I was determined to try again, so I came into the store casually a few days later and bought a snack. The same cashier engaged me in conversation and this time I relaxed and just talked. We had a very pleasant, very smooth conversation about my school, my host family, how I was liking Japan so far, and where I was from. All subjects I've been trained to talk about fluently, so I sounded more competent than I actually am this time, rather than less.

After the government mandated, "Nihongo ga JOUzu desu NE!" (no. i'm. not! not yet anyway) she told me to wait there a moment and shuffled off mysteriously. As she came back, she said, "Today's rather hot, isn't it? You need to keep cool. Here, have this. It's a freebie!" And with that, she gave me a three dollar package of ice cream you can drink called "Coolish," which is, ironically enough, unambiguously freezing cold. I thanked her numerous times and walked out feeling totally on top of this whole Japan thing.

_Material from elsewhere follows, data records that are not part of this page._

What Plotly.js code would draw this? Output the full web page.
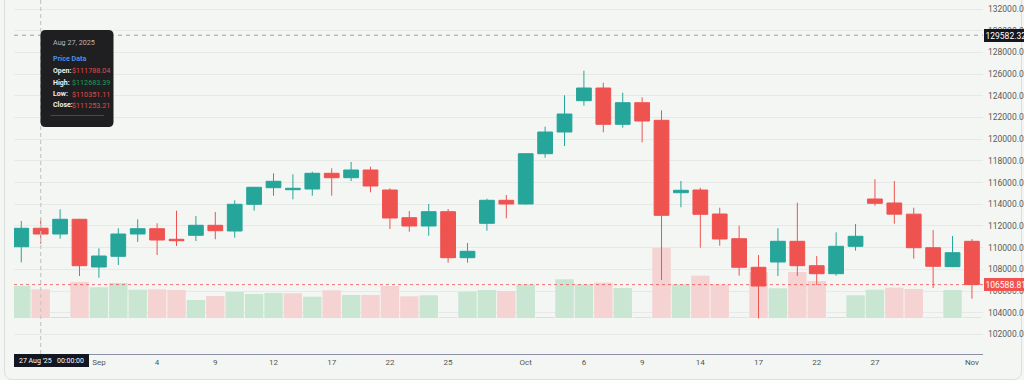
<!DOCTYPE html>
<html><head><meta charset="utf-8">
<script src="https://cdn.plot.ly/plotly-3.0.1.min.js"></script>
<style>
html,body{margin:0;padding:0;background:#f4f6f3;overflow:hidden;width:1024px;height:380px;}
#card{position:absolute;left:4px;top:-12px;width:1018px;height:392px;border:1px solid #dcdfdc;border-radius:8px;box-sizing:border-box;}
#chart{position:absolute;left:0;top:0;width:1024px;height:380px;}
</style></head><body>
<div id="card"></div>
<div id="chart"></div>
<script>
const dates = ['2025-08-26','2025-08-27','2025-08-28','2025-08-29',
'2025-09-01','2025-09-02','2025-09-03','2025-09-04','2025-09-05','2025-09-08','2025-09-09','2025-09-10','2025-09-11','2025-09-12',
'2025-09-15','2025-09-16','2025-09-17','2025-09-18','2025-09-19','2025-09-22','2025-09-23','2025-09-24','2025-09-25','2025-09-26',
'2025-09-29','2025-09-30','2025-10-01','2025-10-02','2025-10-03','2025-10-06','2025-10-07','2025-10-08','2025-10-09','2025-10-10',
'2025-10-13','2025-10-14','2025-10-15','2025-10-16','2025-10-17','2025-10-20','2025-10-21','2025-10-22','2025-10-23','2025-10-24',
'2025-10-27','2025-10-28','2025-10-29','2025-10-30','2025-10-31','2025-11-03'];
const open  = [110084,111788.04,111255,112610,108212,109199,111255,111744,110766,111135,112057,111532,113993,115524,115339,115404,116852,116446,117156,115312,112758,111993,113311,109070,112242,114362,114021,118659,120659,123545,124716,121369,123361,121738,115063,115312,113099,110822,108185,108673,110582,108332,107595,110121,114482,114113,113085,109992,108240,110582];
const high  = [112454,112683.39,113532,112650,109937,111781,112610,112242,113403,112915,113283,114362,115600,116852,116759,116999,117313,117893,117460,115469,113376,114021,113560,110425,114510,114851,118700,121148,124043,126311,125205,124283,123859,122660,116142,115524,113680,112020,109319,111781,114141,109227,111412,112177,116298,116142,113680,111624,111071,110794];
const low   = [108646,110351.11,110822,107383,107226,108397,110517,109319,110149,110610,110766,110914,113403,114786,114454,114786,114786,116142,115100,111716,111467,111098,108609,108609,111559,112703,113980,118290,119369,123084,120632,121056,119710,107014,113717,109992,110176,107410,103483,107383,107383,106553,107410,109715,113864,112205,108978,106276,108200,105290];
const close = [111781,111253.21,112610,108332,109227,111255,111744,110702,110637,112057,111559,113993,115561,116114,115469,116852,116446,117156,115681,112730,111993,113311,109070,109660,114362,114021,118659,120659,122319,124716,121369,123361,121674,112979,115284,113071,110794,108185,106461,110582,108332,107595,110121,111043,114086,113085,109992,108277,109531,106588.81];
const volume = [32000,28700,1000,36000,30700,35000,28300,28700,28000,18000,22000,26000,24000,25000,24700,21300,27700,23000,23000,32000,21700,22700,800,26300,28000,27000,33700,900,38700,33700,35300,30000,900,70300,33700,42300,33700,800,45700,29700,46000,37000,900,22700,28300,30300,29000,700,28000,800];
const tickDates = ['2025-09-01','2025-09-04','2025-09-09','2025-09-12','2025-09-17','2025-09-22','2025-09-25','2025-10-01','2025-10-06','2025-10-09','2025-10-14','2025-10-17','2025-10-22','2025-10-27','2025-11-03'];
const tickLabels = ['Sep','4','9','12','17','22','25','Oct','6','9','14','17','22','27','Nov'];
const crossPrice = 129582.32;
const crossIndex = 1;
const lastPrice = close[close.length-1];

const UP='#26a69a', DOWN='#ef5350';
const volColors = close.map((c,i)=> (i===0 || c>=close[i-1]) ? '#c8e6d1' : '#f6d3d3');

// pixel -> paper helpers (plot area x 14..983, y 0..354)
const PL=14, PR=983, PT=0, PB=354;
const px = x => (x-PL)/(PR-PL);
const py = y => (PB-y)/(PB-PT);
function roundRect(x0,y0,x1,y1,r){
  const P=(x,y)=>px(x)+','+py(y);
  return 'M'+P(x0+r,y0)+' L'+P(x1-r,y0)+' Q'+P(x1,y0)+' '+P(x1,y0+r)+
   ' L'+P(x1,y1-r)+' Q'+P(x1,y1)+' '+P(x1-r,y1)+' L'+P(x0+r,y1)+' Q'+P(x0,y1)+' '+P(x0,y1-r)+
   ' L'+P(x0,y0+r)+' Q'+P(x0,y0)+' '+P(x0+r,y0)+' Z';
}
const MON=['Jan','Feb','Mar','Apr','May','Jun','Jul','Aug','Sep','Oct','Nov','Dec'];
const cd = dates[crossIndex].split('-');
const headText = MON[+cd[1]-1]+' '+(+cd[2])+', '+cd[0];
const axisText = (+cd[2])+' '+MON[+cd[1]-1]+" '"+cd[0].slice(2)+'&nbsp;&nbsp;&nbsp;00:00:00';

const FONT='Roboto, "Liberation Sans", sans-serif';
const ann = [];
function tAnn(x,y,text,color,size,bold){
  ann.push({xref:'paper',yref:'paper',x:px(x),y:py(y),xanchor:'left',yanchor:'middle',showarrow:false,
    text: bold?'<b>'+text+'</b>':text, font:{family:FONT,size:size||7,color:color}});
}
tAnn(50.5,42.5,headText,'#b5b5b5',7.2);
tAnn(50.5,58,'Price Data','#4a8fe0',7.2,true);
const rows=[['Open:',open[crossIndex],'#e04a4a',70.5],['High:',high[crossIndex],'#1f9d55',82.5],['Low:',low[crossIndex],'#e04a4a',94.5],['Close:',close[crossIndex],'#e04a4a',105.5]];
rows.forEach(r=>{ tAnn(50.5,r[3],r[0],'#f0f0f0',7,true); tAnn(69.5,r[3],'$'+r[1].toFixed(2),r[2],7.2); });

ann.push({xref:'paper',yref:'paper',x:0,y:0,xanchor:'left',yanchor:'top',showarrow:false,
  text:axisText,font:{family:FONT,size:7,color:'#ffffff'},bgcolor:'#131722',borderpad:2,borderwidth:0,width:71,height:9});
ann.push({xref:'paper',yref:'y2',x:1,y:crossPrice,xanchor:'left',yanchor:'middle',xshift:1,showarrow:false,
  text:crossPrice.toFixed(2),font:{family:FONT,size:8.5,color:'#ffffff'},bgcolor:'#131722',borderpad:1.5,borderwidth:0});
ann.push({xref:'paper',yref:'y2',x:1,y:lastPrice,xanchor:'left',yanchor:'middle',xshift:1,showarrow:false,
  text:lastPrice.toFixed(2),font:{family:FONT,size:8.5,color:'#ffffff'},bgcolor:'#ef5350',borderpad:1.5,borderwidth:0});

const shapes = [
  {type:'line',xref:'x',yref:'paper',x0:dates[crossIndex],x1:dates[crossIndex],y0:-0.02,y1:1,line:{color:'#c6c9c6',width:1.2,dash:'4px,3px'}},
  {type:'line',xref:'paper',yref:'y2',x0:0,x1:1,y0:crossPrice,y1:crossPrice,line:{color:'#9da09d',width:1,dash:'4px,4px'}},
  {type:'line',xref:'paper',yref:'y2',x0:0,x1:1,y0:lastPrice,y1:lastPrice,line:{color:'#ef5350',width:1,dash:'dot'},opacity:0.8},
  {type:'path',xref:'paper',yref:'paper',path:roundRect(40.5,30,113.5,127,5),fillcolor:'rgba(22,22,24,0.96)',line:{width:0}},
  {type:'line',xref:'paper',yref:'paper',x0:px(50.5),x1:px(104),y0:py(115.5),y1:py(115.5),line:{color:'#4a4a4a',width:1}}
];

const traces = [
  {type:'bar',x:dates,y:volume,xaxis:'x',yaxis:'y',marker:{color:volColors,line:{width:0}},hoverinfo:'skip'},
  {type:'candlestick',x:dates,open:open,high:high,low:low,close:close,xaxis:'x',yaxis:'y2',whiskerwidth:0,
   increasing:{line:{color:UP,width:1},fillcolor:UP},decreasing:{line:{color:DOWN,width:1},fillcolor:DOWN},hoverinfo:'skip'}
];

const layout = {
  width:1024,height:380,margin:{l:14,r:41,t:0,b:26,pad:0},
  paper_bgcolor:'rgba(0,0,0,0)',plot_bgcolor:'rgba(0,0,0,0)',
  showlegend:false,hovermode:false,dragmode:false,
  bargap:0.05,boxgap:0.24,boxgroupgap:0,
  font:{family:FONT,size:8,color:'#555'},
  xaxis:{type:'category',range:[-0.376,49.57],tickmode:'array',tickvals:tickDates,ticktext:tickLabels,
    showgrid:false,showline:true,linecolor:'#8d8fa6',linewidth:1,ticks:'',zeroline:false,
    rangeslider:{visible:false},tickfont:{family:FONT,size:8,color:'#555'},fixedrange:true},
  yaxis:{domain:[0,1],range:[-36000,318000],visible:false,fixedrange:true,showgrid:false,zeroline:false},
  yaxis2:{overlaying:'y',side:'right',range:[100191,132830],tickmode:'linear',tick0:0,dtick:2000,tickformat:'.2f',
    showgrid:true,gridcolor:'#e6e9e6',gridwidth:1,zeroline:false,showline:false,ticks:'',
    tickfont:{family:FONT,size:8.5,color:'#5a5a5a'},ticklabelstandoff:4,fixedrange:true},
  shapes:shapes,annotations:ann
};
Plotly.newPlot('chart',traces,layout,{displayModeBar:false,staticPlot:true});
</script></body></html>
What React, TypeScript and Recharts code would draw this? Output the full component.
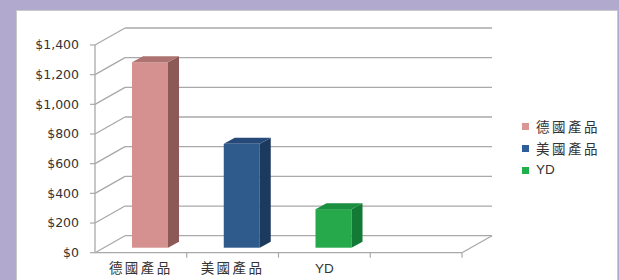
import React from 'react';
import { BarChart, Bar, XAxis, YAxis, CartesianGrid, Legend } from 'recharts';

const categories = ['德國產品', '美國產品', 'YD', ''];
const seriesNames = ['德國產品', '美國產品', 'YD'];
const seriesKeys = ['de', 'us', 'yd'];
const seriesValues = [1250, 700, 260];
const yTicks = [0, 200, 400, 600, 800, 1000, 1200, 1400];
const frontColors = ['#d4918f', '#2f5b8c', '#26a94b'];
const sideColors = ['#8c5957', '#1c3a5e', '#127a35'];
const topColors = ['#ad7371', '#254a7a', '#1b8f40'];
const legendColors = ['#d99694', '#2e5e9a', '#1fb04a'];

const data = categories.map((c, i) => {
  const row: any = { name: c };
  seriesKeys.forEach((k, j) => {
    if (j === i) row[k] = seriesValues[j];
  });
  return row;
});

const WALL_DX = 30;
const WALL_DY = 17;
const BAR_DX = 9;
const BAR_DY = 5;
const DEPTH_DX = 11;
const DEPTH_DY = 6;
const GRID = '#a9a9a9';
const CJK = '"Noto Sans CJK TC", "Noto Sans", sans-serif';

const makeShape = (j: number) => (props: any) => {
  const { x, y, width, height } = props;
  if (height == null || !(height > 0) || x == null) return <g />;
  const fx = x + BAR_DX;
  const fy = y - BAR_DY;
  const w = width;
  const h = height;
  const top = `${fx},${fy} ${fx + DEPTH_DX},${fy - DEPTH_DY} ${fx + w + DEPTH_DX},${fy - DEPTH_DY} ${fx + w},${fy}`;
  const side = `${fx + w},${fy} ${fx + w + DEPTH_DX},${fy - DEPTH_DY} ${fx + w + DEPTH_DX},${fy + h - DEPTH_DY} ${fx + w},${fy + h}`;
  return (
    <g>
      <rect x={fx} y={fy} width={w} height={h} fill={frontColors[j]} />
      <polygon points={side} fill={sideColors[j]} />
      <polygon points={top} fill={topColors[j]} />
    </g>
  );
};

const gridLine = (p: any) => {
  const { x1, y1, x2 } = p;
  const isFloor =
    p.y != null && p.height != null ? Math.abs(y1 - (p.y + p.height)) < 1 : p.index === 0;
  return (
    <g key={p.key ?? `g-${y1}`}>
      <line x1={x1} y1={y1} x2={x1 + WALL_DX} y2={y1 - WALL_DY} stroke={GRID} strokeWidth={1.3} />
      <line x1={x1 + WALL_DX} y1={y1 - WALL_DY} x2={x2 + WALL_DX} y2={y1 - WALL_DY} stroke={GRID} strokeWidth={1.3} />
      {isFloor && (
        <line x1={x2} y1={y1} x2={x2 + WALL_DX} y2={y1 - WALL_DY} stroke={GRID} strokeWidth={1.3} />
      )}
    </g>
  );
};

const XTick = (props: any) => {
  const { x, y, payload } = props;
  const axisY = y - 11;
  const off = payload && payload.offset != null ? payload.offset : 0;
  const isCjk = /[\u4e00-\u9fff]/.test(String(payload.value));
  return (
    <g>
      <line x1={x + off} y1={axisY} x2={x + off} y2={axisY + 5} stroke={GRID} strokeWidth={1.2} />
      <text
        x={x}
        y={y}
        dy="0.71em"
        textAnchor="middle"
        fill="#333"
        fontSize={13.5}
        letterSpacing={isCjk ? 2.5 : 0}
        fontFamily={isCjk ? CJK : '"Liberation Sans", Arial, sans-serif'}
      >
        {payload.value}
      </text>
    </g>
  );
};

const LegendContent = () => (
  <div style={{ display: 'flex', flexDirection: 'column' }}>
    {seriesNames.map((n, i) => (
      <div key={n} style={{ display: 'flex', alignItems: 'center', height: 22 }}>
        <div style={{ width: 7, height: 7, background: legendColors[i], marginRight: 7 }} />
        <span
          style={{
            fontSize: 13.5,
            color: '#333',
            letterSpacing: /[\u4e00-\u9fff]/.test(n) ? 2.5 : 0,
            fontFamily: /[\u4e00-\u9fff]/.test(n) ? CJK : '"Liberation Sans", Arial, sans-serif',
            lineHeight: '22px',
          }}
        >
          {n}
        </span>
      </div>
    ))}
  </div>
);

export default function App() {
  return (
    <div style={{ position: 'absolute', left: 0, top: 0, width: 619, height: 280, background: '#b2a9cf', overflow: 'hidden' }}>
      <div
        style={{
          position: 'absolute',
          left: 16,
          top: 10,
          width: 600,
          height: 272,
          background: '#fff',
          border: '1px solid #c9c9c9',
        }}
      />
      <div style={{ position: 'absolute', left: 0, top: 0 }}>
        <BarChart
          width={619}
          height={280}
          data={data}
          margin={{ top: 45, right: 157, bottom: 2.3, left: 35 }}
          barSize={36}
        >
          <CartesianGrid vertical={false} horizontal={gridLine as any} />
          <XAxis
            dataKey="name"
            interval={0}
            height={25}
            tickSize={5}
            tickMargin={6}
            axisLine={{ stroke: GRID, strokeWidth: 1.3 }}
            tickLine={{ stroke: 'none' }}
            tick={<XTick />}
          />
          <YAxis
            domain={[0, 1400]}
            ticks={yTicks}
            interval={0}
            width={60}
            tickSize={5}
            tickMargin={11}
            axisLine={{ stroke: GRID, strokeWidth: 1.3 }}
            tickLine={{ stroke: GRID, strokeWidth: 1.2 }}
            tickFormatter={(v: number) => '$' + v.toLocaleString('en-US')}
            tick={{ fill: '#333', fontSize: 12.5, fontFamily: '"DejaVu Sans", sans-serif' }}
          />
          <Legend
            layout="vertical"
            align="center"
            verticalAlign="middle"
            content={<LegendContent />}
            wrapperStyle={{ position: 'absolute', left: 522, top: 115, width: 90 }}
          />
          {seriesKeys.map((k, j) => (
            <Bar
              key={k}
              dataKey={k}
              name={seriesNames[j]}
              stackId="s"
              fill={frontColors[j]}
              shape={makeShape(j)}
              isAnimationActive={false}
            />
          ))}
        </BarChart>
      </div>
    </div>
  );
}
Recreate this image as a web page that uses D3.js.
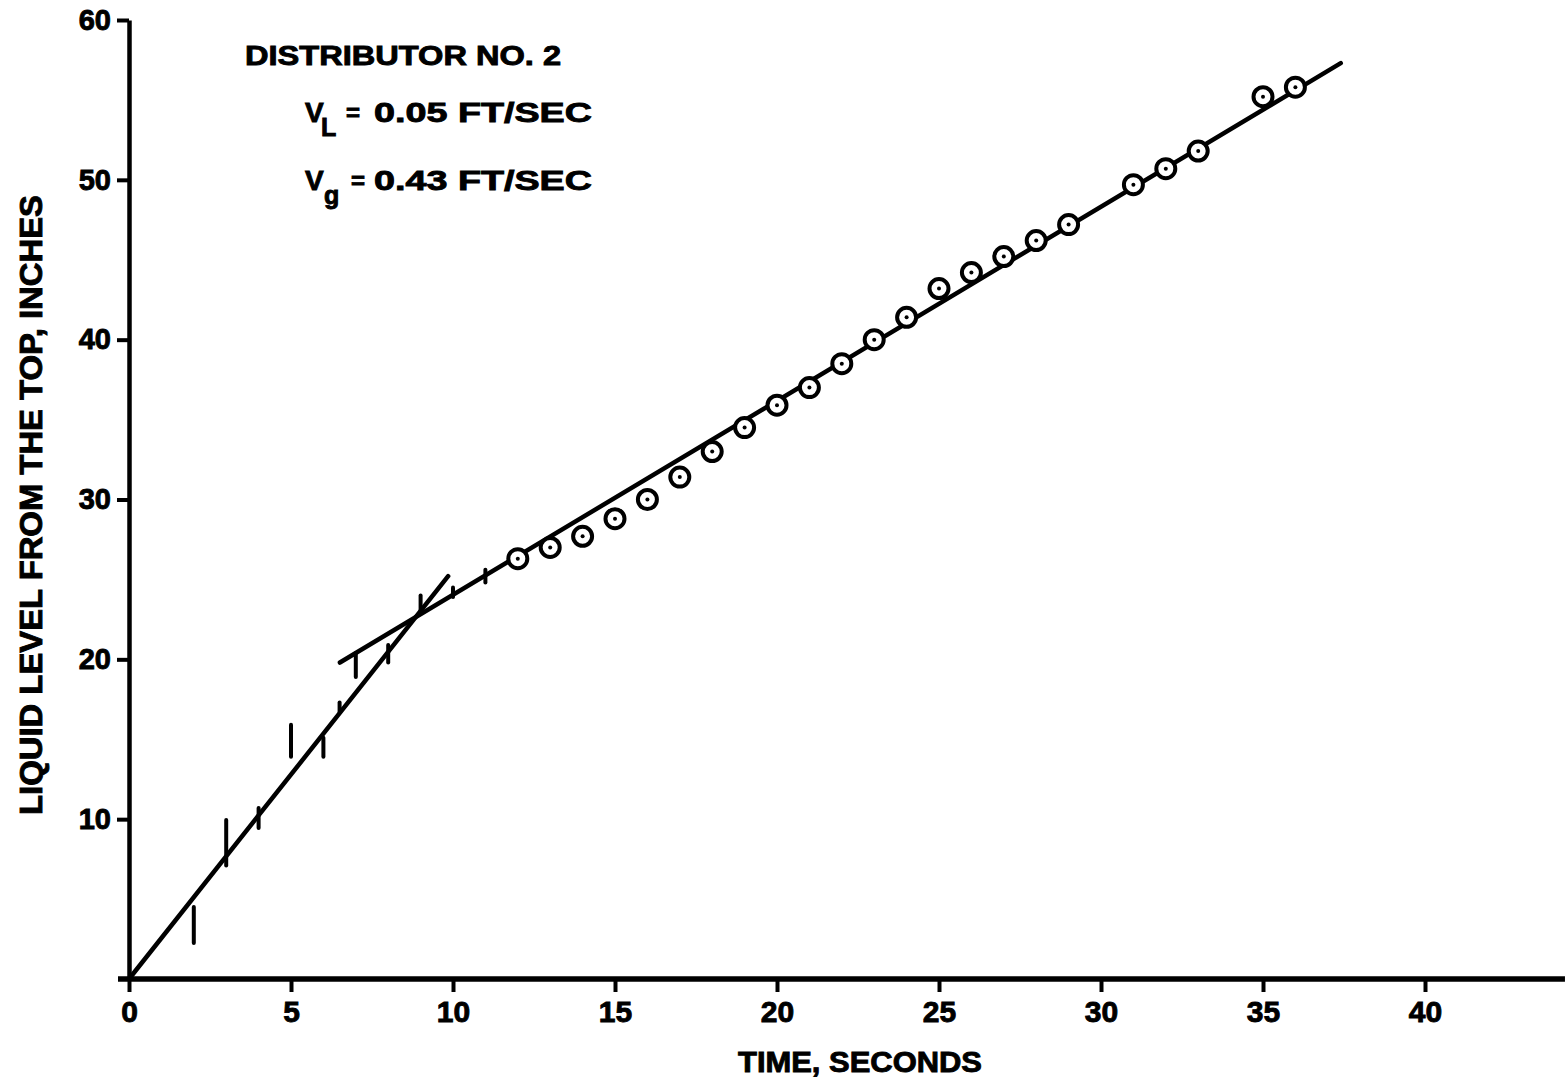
<!DOCTYPE html>
<html>
<head>
<meta charset="utf-8">
<script src="https://cdn.jsdelivr.net/npm/d3@7"></script>
<style>
  html, body { margin: 0; padding: 0; background: #fff; }
  svg text { font-family: "Liberation Sans", Arial, Helvetica, sans-serif; font-weight: bold; fill: #000; stroke: #000; stroke-width: 0.9px; }
</style>
</head>
<body>
<svg id="chart" width="1565" height="1081"></svg>
<script>
// ---- data ----
const xTicks = [0, 5, 10, 15, 20, 25, 30, 35, 40];
const yTicks = [10, 20, 30, 40, 50, 60];

// circle data points (time s, level in)
const circleTime  = [12, 13, 14, 15, 16, 17, 18, 19, 20, 21, 22, 23, 24, 25, 26, 27, 28, 29, 31, 32, 33, 35, 36];
const circleLevel = [26.3, 27.0, 27.7, 28.8, 30.0, 31.4, 33.0, 34.5, 35.9, 37.0, 38.5, 40.0, 41.4, 43.2, 44.2, 45.2, 46.2, 47.2, 49.7, 50.7, 51.8, 55.2, 55.8];

// vertical range marks (time, low, high)
const barTime = [2, 3, 4, 5, 6, 6.5, 7, 8, 9, 10, 11];
const barLow  = [2.25, 7.1, 9.45, 13.9, 13.9, 16.7, 18.9, 19.8, 22.9, 23.9, 24.8];
const barHigh = [4.5, 9.95, 10.7, 15.9, 15.1, 17.3, 20.4, 20.9, 24.0, 24.5, 25.6];

// fitted lines (time, level)
const line1 = [[0, 0], [9.85, 25.2]];
const line2 = [[6.51, 19.8], [37.4, 57.3]];

const xAxisEnd = 44.32;

// ---- drawing ----
const svg = d3.select("#chart");
const x = d3.scaleLinear().domain([0, 40]).range([129, 1425]);
const y = d3.scaleLinear().domain([0, 60]).range([979, 20]);

const sw = 4.5;

// y axis
const yAxis = d3.axisLeft(y).tickValues(yTicks).tickSize(12).tickPadding(6).tickSizeOuter(0);
const gy = svg.append("g").attr("transform", `translate(${x(0)},0)`).call(yAxis);
gy.select(".domain").attr("stroke", "#000").attr("stroke-width", sw);
gy.selectAll(".tick line").attr("stroke", "#000").attr("stroke-width", 4);
gy.selectAll(".tick text").style("font-size", "29px").attr("fill", "#000");

// x axis
const xAxis = d3.axisBottom(x).tickValues(xTicks).tickSize(13).tickPadding(9).tickSizeOuter(0);
const gx = svg.append("g").attr("transform", `translate(0,${y(0)})`).call(xAxis);
gx.select(".domain").remove();
gx.selectAll(".tick line").attr("stroke", "#000").attr("stroke-width", 4);
gx.selectAll(".tick text").style("font-size", "30px").attr("fill", "#000");
svg.append("line")
  .attr("x1", x(0) - 11).attr("x2", x(xAxisEnd))
  .attr("y1", y(0)).attr("y2", y(0))
  .attr("stroke", "#000").attr("stroke-width", 5.5);

// axis titles
svg.append("text")
  .attr("x", 860).attr("y", 1072)
  .attr("text-anchor", "middle")
  .attr("textLength", 244).attr("lengthAdjust", "spacingAndGlyphs")
  .style("font-size", "29px")
  .text("TIME, SECONDS");

svg.append("text")
  .attr("transform", `translate(42,505) rotate(-90)`)
  .attr("text-anchor", "middle")
  .attr("textLength", 620).attr("lengthAdjust", "spacingAndGlyphs")
  .style("font-size", "31px")
  .text("LIQUID LEVEL FROM THE TOP, INCHES");

// lines
const lineGen = d3.line().x(d => x(d[0])).y(d => y(d[1]));
[line1, line2].forEach(l => {
  svg.append("path").attr("d", lineGen(l))
    .attr("fill", "none").attr("stroke", "#000")
    .attr("stroke-width", sw).attr("stroke-linecap", "round");
});

// range bars
barTime.forEach((t, i) => {
  svg.append("line")
    .attr("x1", x(t)).attr("x2", x(t))
    .attr("y1", y(barLow[i])).attr("y2", y(barHigh[i]))
    .attr("stroke", "#000").attr("stroke-width", 4).attr("stroke-linecap", "round");
});

// circle markers
circleTime.forEach((t, i) => {
  svg.append("circle")
    .attr("cx", x(t)).attr("cy", y(circleLevel[i])).attr("r", 9.5)
    .attr("fill", "#fff").attr("stroke", "#000").attr("stroke-width", 4);
  svg.append("circle")
    .attr("cx", x(t)).attr("cy", y(circleLevel[i])).attr("r", 2)
    .attr("fill", "#000");
});

// annotations
svg.append("text").attr("x", 245).attr("y", 65)
  .attr("textLength", 316).attr("lengthAdjust", "spacingAndGlyphs")
  .style("font-size", "27px").text("DISTRIBUTOR NO. 2");

function vLine(baseY, sub, subX, eqX, value) {
  svg.append("text").attr("x", 305).attr("y", baseY).style("font-size", "28px").text("V");
  svg.append("text").attr("x", subX).attr("y", baseY + 14).style("font-size", "25px").text(sub);
  svg.append("text").attr("x", eqX).attr("y", baseY - 1).style("font-size", "24px").text("=");
  svg.append("text").attr("x", 374).attr("y", baseY)
    .attr("textLength", 218).attr("lengthAdjust", "spacingAndGlyphs")
    .style("font-size", "28px").text(value);
}
vLine(122, "L", 321, 346, "0.05 FT/SEC");
vLine(190, "g", 324, 351, "0.43 FT/SEC");
</script>
</body>
</html>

That feeling lasted five minutes, tops, but it's the little things that keep me in good humor.

Also, I successfully caused my host family to laugh hysterically at the dinner table with a bilingual joke I remembered from Wikipedia (rather than, say, with some particularly egregious spot of Nihongish). I don't remember how I told it in Japanese, but here it is in English:

A Japanese man is trying to sell his Nissan car to an American and he doesn't speak English very well. The American asks if this specific Nissan will 'get him there' and the Japanese man replies assuredly, "Each Nissan, she go."

(p.s. say it out loud)

(p.p.s. still don't get it? 1 2 3 4 5.)

(p.p.p.s. ichi ni san shi go. one through five in japanese. it's funny. laugh. laugh, you bastard! i'll kill you in your sleep! with my brain!)

(p.p.p.p.s. well, my host family found it funny anyway, so screw you mr. boring mcdullpants.)